Qualitative. Thematic analysis will be conducted on the reflective journal intervention entries. The analysis of entries will provide insight into participants’ daily coping mechanisms. Thematic analysis allows for the identification of emergent themes in the data (i.e., the reflective journal intervention entries). This will enhance understanding of the coping mechanisms and the potential impact of the journal intervention for adaptive assimilation of experiences for the sample group.
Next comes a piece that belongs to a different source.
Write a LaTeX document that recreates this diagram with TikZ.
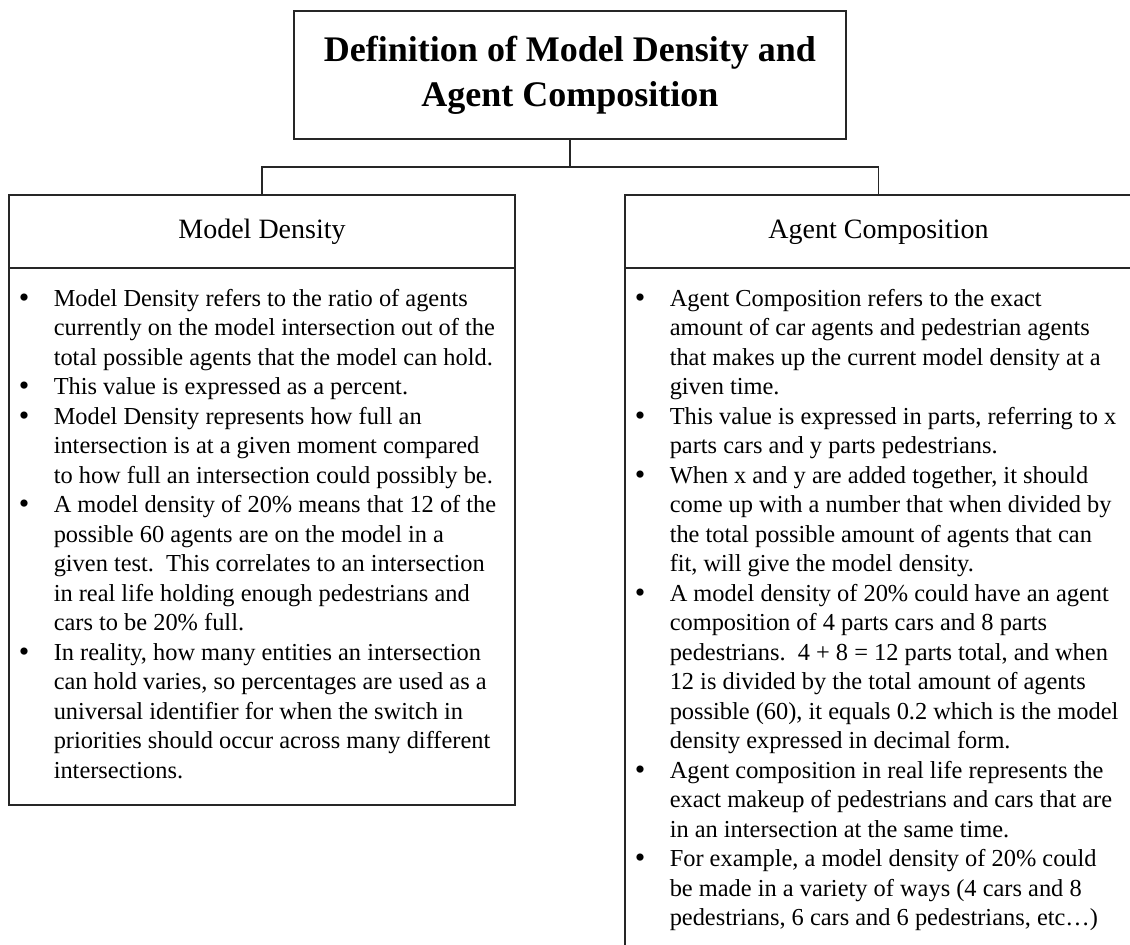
\documentclass[tikz,border=0pt]{standalone}
\usepackage{fontspec}
\setmainfont{Liberation Serif}
\usepackage{array}
\newcommand{\bodyfnt}{\fontsize{12.2pt}{14.75pt}\selectfont}
\newcommand{\bl}{\raisebox{-0.3pt}{\fontsize{15pt}{14pt}\selectfont\textbullet}}
\begin{document}
\begin{tikzpicture}[x=0.5pt,y=-0.5pt, line width=0.75pt,
  boxstyle/.style={draw=black!85, rectangle, inner sep=0pt, outer sep=0pt},
  headfont/.style={font=\fontsize{14pt}{16pt}\selectfont, text height=9.8pt, text depth=3pt},
  bodytext/.style={anchor=north west, inner sep=0pt, font=\bodyfnt, align=left},
  link/.style={draw=black!85, line width=0.75pt}]
\clip (0,0) rectangle (1130,944);
\node[boxstyle, minimum width=276pt, minimum height=64pt,
  font=\fontsize{18pt}{22.5pt}\selectfont\bfseries, align=center] (title) at (570,75)
  {Definition of Model Density and\\Agent Composition};
\node[boxstyle, headfont, minimum width=253pt, minimum height=36.5pt] (lhead) at (262,231.5) {Model Density};
\node[boxstyle, minimum width=253pt, minimum height=268.5pt, anchor=north] (lbody) at (262,268) {};
\node[boxstyle, headfont, minimum width=253.5pt, minimum height=36.5pt] (rhead) at (878.5,231.5) {Agent Composition};
\node[boxstyle, minimum width=253.5pt, minimum height=400pt, anchor=north] (rbody) at (878.5,268) {};
\coordinate (j) at (570,167);
\draw[link] (title.south) -- (j);
\draw[link] (j) -| (lhead.north);
\draw[link] (j) -| (rhead.north);
\node[bodytext] (ltext) at (18,285) {\begin{tabular}{@{}p{17.5pt}@{}l@{}}
\bl & Model Density refers to the ratio of agents\\
 & currently on the model intersection out of the\\
 & total possible agents that the model can hold.\\
\bl & This value is expressed as a percent.\\
\bl & Model Density represents how full an\\
 & intersection is at a given moment compared\\
 & to how full an intersection could possibly be.\\
\bl & A model density of 20\% means that 12 of the\\
 & possible 60 agents are on the model in a\\
 & given test.\ \ This correlates to an intersection\\
 & in real life holding enough pedestrians and\\
 & cars to be 20\% full.\\
\bl & In reality, how many entities an intersection\\
 & can hold varies, so percentages are used as a\\
 & universal identifier for when the switch in\\
 & priorities should occur across many different\\
 & intersections.
\end{tabular}};
\node[bodytext] (rtext) at (634,285) {\begin{tabular}{@{}p{17.5pt}@{}l@{}}
\bl & Agent Composition refers to the exact\\
 & amount of car agents and pedestrian agents\\
 & that makes up the current model density at a\\
 & given time.\\
\bl & This value is expressed in parts, referring to x\\
 & parts cars and y parts pedestrians.\\
\bl & When x and y are added together, it should\\
 & come up with a number that when divided by\\
 & the total possible amount of agents that can\\
 & fit, will give the model density.\\
\bl & A model density of 20\% could have an agent\\
 & composition of 4 parts cars and 8 parts\\
 & pedestrians.\ \ 4 + 8 = 12 parts total, and when\\
 & 12 is divided by the total amount of agents\\
 & possible (60), it equals 0.2 which is the model\\
 & density expressed in decimal form.\\
\bl & Agent composition in real life represents the\\
 & exact makeup of pedestrians and cars that are\\
 & in an intersection at the same time.\\
\bl & For example, a model density of 20\% could\\
 & be made in a variety of ways (4 cars and 8\\
 & pedestrians, 6 cars and 6 pedestrians, etc…)
\end{tabular}};
\end{tikzpicture}
\end{document}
Ethical approval for the proposed study has been sought from a British university. Ethical considerations included how the sample group would be recruited and how ongoing support can be offered during the study. Information about the study will be given to all participants and written consent will be gained prior to participation. A debriefing will follow completion of the study. This will include information about how the data will be used by the study team and in subsequent publications.

Practical Considerations

Several practical issues need to be considered, many of which are common to transnational research. One of the primary issues concerns the translation of materials used in the study, as it will be conducted in different languages. The CD-RISC is already fully validated by the authors and available in all three languages of the target countries. The translations of the CD-RISC questionnaire are fully certified at the required standard for academic studies. However, other materials such as instructions for the participants and the reflective journal intervention will need to be translated for the non-English speaking countries. In addition, any qualitative data collected from a non-English speaking country will need to be translated. All translations, transcriptions and qualitative analysis will be reviewed by native speakers (i.e., academics and translators) to ensure accuracy and reliability. These translators will not be associated with the study or the participants. In the case of any disagreement, a local notary will be used for verification and certified accuracy. A practical issue unique to the proposed study is the creation and use of a new reflective journal intervention based on current resilience literature. The factors identified as affecting resilience in the proposed study are not an exhaustive list of variables that could enhance resilience. This poses two problems. First, because the reflective journal intervention is based on factors highlighted in the CD-RISC scale, the effects of other factors affecting resilience will not be accounted for. Second, it may be difficult to identify any uncontrolled variables that do affect participants’ resilience levels. An additional issue to consider is the technical ability of participants to use Qualtrics to access their previous entries into the online reflective journal intervention.

Current Status of the Project

At the time of writing, the group is focused on finalising both the content and structure of the reflective journal intervention. Emphasis is being placed on providing a platform that is anonymous, easy to use and secure in order for participants to feel comfortable when completing the intervention. Participant recruitment is currently taking place both through direct contact with organisations and social networking sites. The final stage is the collection and analysis of quantitative and qualitative data, which will take place between March and June 2015.

Prospective Discussion

Potential limitations of the proposed study include a small sample size and variation in results due to cultural differences within the sample. Recommendations drawn from study results will be provided to EMRs’ occupational management. In addition, the results may inspire further research into the potential use of reflective journal interventions in relation to resilience. Finally, in contrast with previous reflective journal intervention designs that applied CD-RISC (Connor & Davidson, 2003), the proposed design is the first to evaluate an online reflective journal intervention based entirely on the domains of the questionnaire and in templated form (Connor & Davidson, 2014).

Competing Interests

The authors declare that they have no competing interests in publishing this article.